Italian police on Wednesday said they seized 91,000 eggs contaminated with the insecticide Fipronil after tests were carried out on two poultry farms in the Lazio and Marche regions amid a widening scandal.
Police impounded six thousand eggs and 12,000 hens in the city of Ancona in Marche and a total of 85,000 eggs in the Lazio city of Viterbo.
Of the eggs seized in Viterbo, 53,000 were destined for human and 32,000 for animal consumption, police said.
"It's possible that the contamination was accidental," said Adelmo Lusi, head of the anti-adulteration unit of Italy's paramilitary Carabinieri police (Nas).

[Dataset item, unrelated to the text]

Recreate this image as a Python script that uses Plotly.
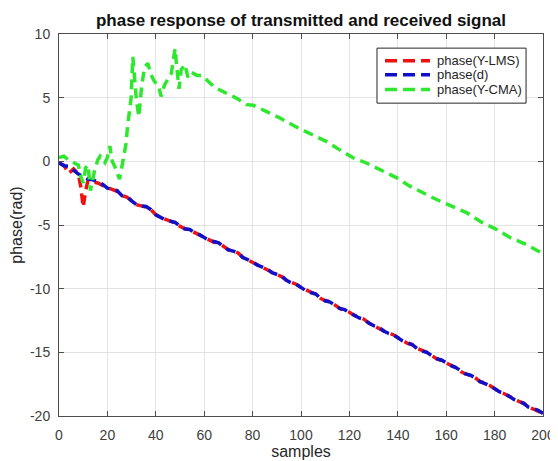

So far there have been seven cases of Fipronil contamination in Italy, Lusi said
Fipronil is used to treat animals for parasites such as lice, fleas and ticks and investigators are probing whether the contamination occurred during disinfestations of the areas where poultry are kept, Lusi said.
"An extremely low percentage" of samples of eggs and egg products had tested positive for Fipronil until now, he underlined.
"Rigorous testing carried out by producers and distributors means Italian eggs are safe - we can trust them," Lusi stated.
Nas have inspected 253 poultry farms, points of sale and factories where eggs are processed and egg products are made and awaiting the results of tests on 107 samples.
On Tuesday two batches of Fipronil-tainted eggs were found in Campania and in some frozen omlettes in Lombardy, after the Italian health ministry said on Monday that two out of 114 samples of eggs and egg products had tested positive for Fipronil.
The tainted samples were from a fresh egg pasta from a shop in the province of Rome and from a poultry farm in the province of Ancona, a senior Italian health official told Adnkronos on Monday.
Consumer groups have called on the Italian government to reveal the companies and food chain that produced the Fipronil tainted products, as well as their final destinations and to carry out nationwide testing.
Poultry farms in the Netherlands, Belgium, Germany and France have been shut down due to Fipronil use, while the UK, Sweden, Austria, Ireland, Italy, Luxembourg, Poland, Romania, Slovenia, Slovakia, Denmark, Switzerland and Hong Kong have received contaminated eggs.
Fipronil can damage people's kidneys, liver and thyroid glands if eaten in large quantities and is banned for use on animals destined for the food industry.
Millions of eggs and items containing eggs have been withdrawn from sale in several EU countries.
However, food standards agencies are playing down the risks for anyone who has already eaten the tainted eggs or egg products.
The European Commission - the EU executive - will on 26 September hold a meeting with ministers and regulators over the Fipronil scandal.